Yaşlı analarımızın cenazelerine bile saldırıldığı dönemdeyiz. Gözaltına alınan insanların çırılçıplak kelepçeli fotoğraflarının büyük bir marifet olarak sosyal medyadan servis edildiği günlerdeyiz. İşkence ayyuka çıkmış. Toplumsal gerilim bireysel cinnetleri tetikliyor. Kadınlara yönelik baskı ve saldırılar hiç görülmedik düzeye ulaşmış. OHAL olağan hal olmuş. Uzlaşma imkanı yok. Ara çözüm, orta yol yok!
Sermaye açısından kurulu düzenin, sistemin, devletin beka sorunu var. Tüm iplerin tek bir adamın eline verildiği bir iktidar aygıtında sarayın ardında hizaya girmiş durumdalar. Ölümüne savaşıyorlar. Her şey artık tek bir şey haline gelmişse, ona yönelecek darbe de tek bir merkeze yönelecektir. Düğümü nihai kapışma çözecektir.
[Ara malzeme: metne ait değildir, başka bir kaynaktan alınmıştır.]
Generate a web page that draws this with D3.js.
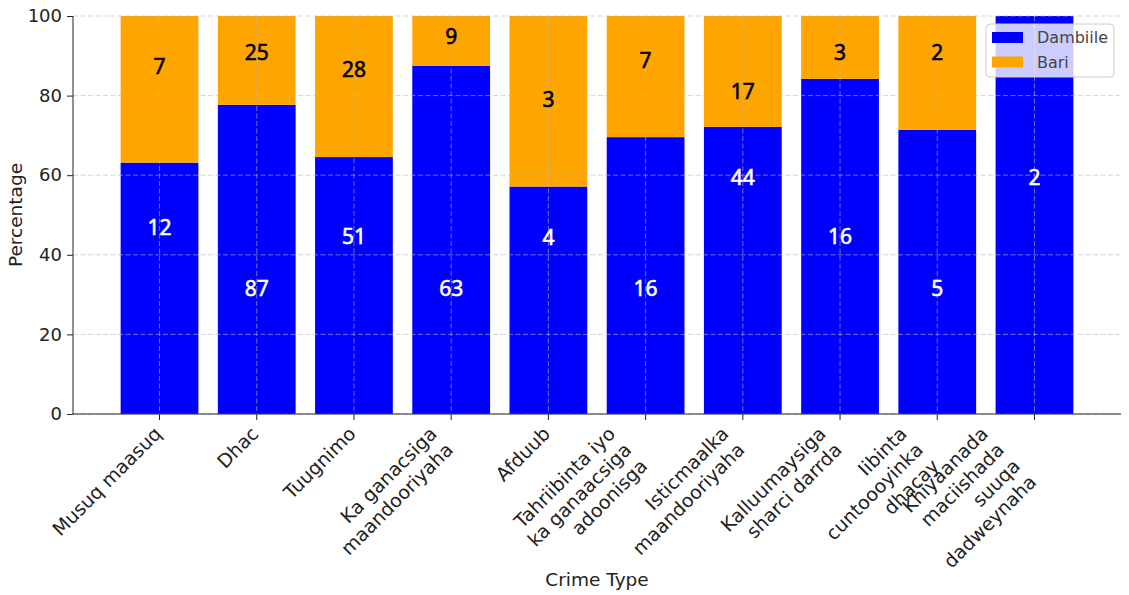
<!DOCTYPE html>
<html>
<head>
<meta charset="utf-8">
<script src="https://cdn.jsdelivr.net/npm/d3@7"></script>
<style>
  body { margin: 0; background: #fff; }
  svg { display: block; font-family: "DejaVu Sans", sans-serif; }
  .axis path, .axis line { stroke: #222; }
  .axis text { fill: #222; font-size: 18px; font-family: "DejaVu Sans", sans-serif; }
  .axis.x text { font-size: 19px; }
</style>
</head>
<body>
<div id="graph"></div>
<script>
var categories = [
  "Musuq maasuq",
  "Dhac",
  "Tuugnimo",
  "Ka ganacsiga\nmaandooriyaha",
  "Afduub",
  "Tahriibinta iyo\nka ganaacsiga\nadoonisga",
  "Isticmaalka\nmaandooriyaha",
  "Kalluumaysiga\nsharci darrda",
  "Iibinta\ncuntoooyinka\ndhacay",
  "Khiyaanada\nmaciishada\nsuuqa\ndadweynaha"
];
var dambiile = [12, 87, 51, 63, 4, 16, 44, 16, 5, 2];
var bari = [7, 25, 28, 9, 3, 7, 17, 3, 2, 0];
// where the count labels sit in the picture (percent units)
var dambiileLabelAt = [47.0, 31.7, 44.7, 31.7, 44.5, 31.7, 59.5, 44.7, 31.7, 59.5];
var bariLabelAt = [87.4, 91.0, 86.7, 95.0, 79.1, 88.9, 81.2, 91.0, 91.0, 100];
var yTicks = [0, 20, 40, 60, 80, 100];
var seriesNames = ["Dambiile", "Bari"];

var width = 1129, height = 595;
var margin = { top: 16, left: 73, bottom: 181, right: 8 };
var colors = { Dambiile: "#0000ff", Bari: "#ffa500" };

var data = categories.map(function(c, i) {
  var total = dambiile[i] + bari[i];
  return {
    cat: c,
    Dambiile: dambiile[i] / total * 100,
    Bari: bari[i] / total * 100,
    nD: dambiile[i], nB: bari[i],
    lD: dambiileLabelAt[i], lB: bariLabelAt[i]
  };
});

var svg = d3.select("#graph").append("svg")
  .attr("width", width).attr("height", height);

var xScale = d3.scaleBand()
  .domain(categories)
  .range([margin.left, width - margin.right])
  .paddingInner(0.2)
  .paddingOuter(0.49);

var yScale = d3.scaleLinear()
  .domain([0, 100])
  .range([height - margin.bottom, margin.top]);

// bars
var stack = d3.stack().keys(seriesNames)(data);
svg.append("g").selectAll("g")
  .data(stack)
  .enter().append("g")
  .attr("fill", function(d) { return colors[d.key]; })
  .selectAll("rect")
  .data(function(d) { return d; })
  .enter().append("rect")
  .attr("x", function(d) { return xScale(d.data.cat); })
  .attr("y", function(d) { return yScale(d[1]); })
  .attr("width", xScale.bandwidth())
  .attr("height", function(d) { return yScale(d[0]) - yScale(d[1]); });

// grid on top of bars
var grid = svg.append("g")
  .attr("stroke", "#b8b8b8")
  .attr("stroke-opacity", 0.6)
  .attr("stroke-width", 1)
  .attr("stroke-dasharray", "5,2.5");
grid.selectAll(".hg").data(yTicks).enter().append("line")
  .attr("x1", margin.left).attr("x2", width - margin.right)
  .attr("y1", function(d) { return yScale(d); })
  .attr("y2", function(d) { return yScale(d); });
grid.selectAll(".vg").data(categories).enter().append("line")
  .attr("x1", function(d) { return xScale(d) + xScale.bandwidth() / 2; })
  .attr("x2", function(d) { return xScale(d) + xScale.bandwidth() / 2; })
  .attr("y1", yScale(100)).attr("y2", yScale(0));

// count labels
var labels = svg.append("g")
  .attr("font-family", "'Noto Sans', sans-serif")
  .attr("font-size", 21)
  .attr("text-anchor", "middle")
  .attr("dominant-baseline", "central")
  .attr("stroke-width", 0.6);
labels.selectAll(".ld").data(data).enter().append("text")
  .attr("x", function(d) { return xScale(d.cat) + xScale.bandwidth() / 2; })
  .attr("y", function(d) { return yScale(d.lD); })
  .attr("fill", "#fff").attr("stroke", "#fff")
  .text(function(d) { return d.nD; });
labels.selectAll(".lb").data(data.filter(function(d) { return d.nB > 0; })).enter().append("text")
  .attr("x", function(d) { return xScale(d.cat) + xScale.bandwidth() / 2; })
  .attr("y", function(d) { return yScale(d.lB); })
  .attr("fill", "#000").attr("stroke", "#000")
  .text(function(d) { return d.nB; });

// axes
var yAxis = d3.axisLeft(yScale).tickValues(yTicks).tickSize(6).tickPadding(5);
svg.append("g").attr("class", "axis y")
  .attr("transform", "translate(" + margin.left + ",0)")
  .call(yAxis)
  .call(function(g) { g.select(".domain").attr("d", "M0," + yScale(0) + "V" + yScale(100)); });

var lh = 22.8;
var xAxis = d3.axisBottom(xScale).tickSize(6).tickFormat("");
var xg = svg.append("g").attr("class", "axis x")
  .attr("transform", "translate(0," + yScale(0) + ")")
  .call(xAxis)
  .call(function(g) { g.select(".domain").attr("d", "M" + margin.left + ",0H" + (width - margin.right)); });

xg.selectAll(".tick").each(function(d) {
  var lines = d.split("\n");
  var n = lines.length;
  var t = d3.select(this).append("text")
    .attr("fill", "#222")
    .attr("text-anchor", "end")
    .attr("transform", "translate(" + (3 - 0.707 * (n - 1) * lh) + ",21) rotate(-45)");
  lines.forEach(function(l, i) {
    t.append("tspan").attr("x", 0).attr("dy", i === 0 ? 0 : lh).text(l);
  });
});

// axis titles
svg.append("text")
  .attr("transform", "translate(22," + (yScale(50)) + ") rotate(-90)")
  .attr("text-anchor", "middle")
  .attr("font-size", 18.5)
  .attr("fill", "#222")
  .text("Percentage");
svg.append("text")
  .attr("x", (margin.left + width - margin.right) / 2)
  .attr("y", 586)
  .attr("text-anchor", "middle")
  .attr("font-size", 18.5)
  .attr("fill", "#222")
  .text("Crime Type");

// legend
var legend = svg.append("g").attr("transform", "translate(986,24)");
legend.append("rect")
  .attr("width", 128).attr("height", 53)
  .attr("rx", 4)
  .attr("fill", "#fff").attr("fill-opacity", 0.8)
  .attr("stroke", "#cccccc");
var entry = legend.selectAll(".entry").data(seriesNames).enter().append("g")
  .attr("class", "entry")
  .attr("transform", function(d, i) { return "translate(0," + i * 24.5 + ")"; });
entry.append("rect")
  .attr("x", 6).attr("y", 8)
  .attr("width", 31).attr("height", 11)
  .attr("fill", function(d) { return colors[d]; });
entry.append("text")
  .attr("x", 51).attr("y", 19)
  .attr("font-size", 16)
  .attr("fill", "#444")
  .text(function(d) { return d; });
</script>
</body>
</html>
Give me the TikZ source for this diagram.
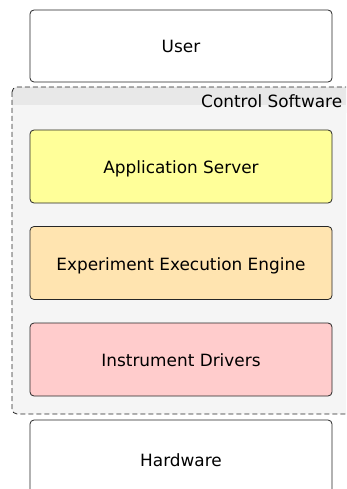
\documentclass[tikz,border=0pt]{standalone}
\usepackage{fontspec}
\setmainfont{DejaVu Sans}
\begin{document}
\begin{tikzpicture}[x=1pt,y=-1pt,
  labelfont/.style={font=\fontsize{16.9}{19}\selectfont},
  layer/.style={draw=black!85, line width=0.8pt, rounded corners=4pt, minimum width=302pt, inner sep=0pt, labelfont, text depth=0pt, text height=14pt},
  userlayer/.style={layer, fill=white, minimum height=72pt},
  swlayer/.style={layer, minimum height=73pt}]
\useasboundingbox (0,0) rectangle (346,489);
\clip (0,0) rectangle (346,489);
% control software container
\fill[black!4, rounded corners=5pt] (12,87) rectangle (360,414);
\fill[black!9, rounded corners=5pt] (12,87) rectangle (360,113);
\fill[black!4] (12,105) rectangle (360,113);
\draw[line width=0.8pt, dash pattern=on 5pt off 3pt, draw=black!85, rounded corners=5pt] (12,87) rectangle (360,414);
\node[anchor=west, labelfont, inner sep=0pt] (ctl) at (201,101) {Control Software};
% layers
\node[userlayer] (user) at (181,46) {User};
\node[swlayer, fill={rgb,255:red,255;green,255;blue,153}] (app) at (181,166.5) {Application Server};
\node[swlayer, fill={rgb,255:red,255;green,228;blue,176}] (engine) at (181,263) {Experiment Execution Engine};
\node[swlayer, fill={rgb,255:red,255;green,204;blue,204}] (drivers) at (181,359.5) {Instrument Drivers};
\node[userlayer, minimum height=80pt, text depth=2pt] (hw) at (181,460) {Hardware};
\end{tikzpicture}
\end{document}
Bugün, bu şartlarda sorunlarımızı çözecek olan da, genel olarak kabul edilebilir olan da faşist devletin yıkılmasından, iktidarın emek güçleri tarafından alınmasından başka bir şey değildir. “Bütün iktidar emeğin olacak” şiarı mevcut durumun en gerçekçi, en kabul edilebilir sloganıdır! Bu iktidara dayanarak, ulusların kendi kaderini özgürce belirlemesi için, tüm politik tutsakların özgürleştirilmesi için, tekellere el konulup emekçilerin yaşamlarının iyileştirilmesi için, emperyalistlere olan bağımlılığın kesilip atılması ve dış borçların ödenmemesi için, NATO’dan çıkılması ve emperyalistlerin askeri üslerinin ülkeden sökülüp atılması için, kadınlara yönelik baskı ve saldırıların son bulması ve özgürleşmeleri için... enerjik adımları atmak, devrimci proletarya ve geniş emekçi yığınlar açısından anlaşılabilir, benimsenebilir, desteklenip uğruna savaşılabilir MAKUL ve MEŞRU taleplerdir. Bu talepleri her yerde yüksek sesle dillendirmeye, tüm emekçileri bu talepler uğruna dövüşmeye çağırmaya devam edeceğiz!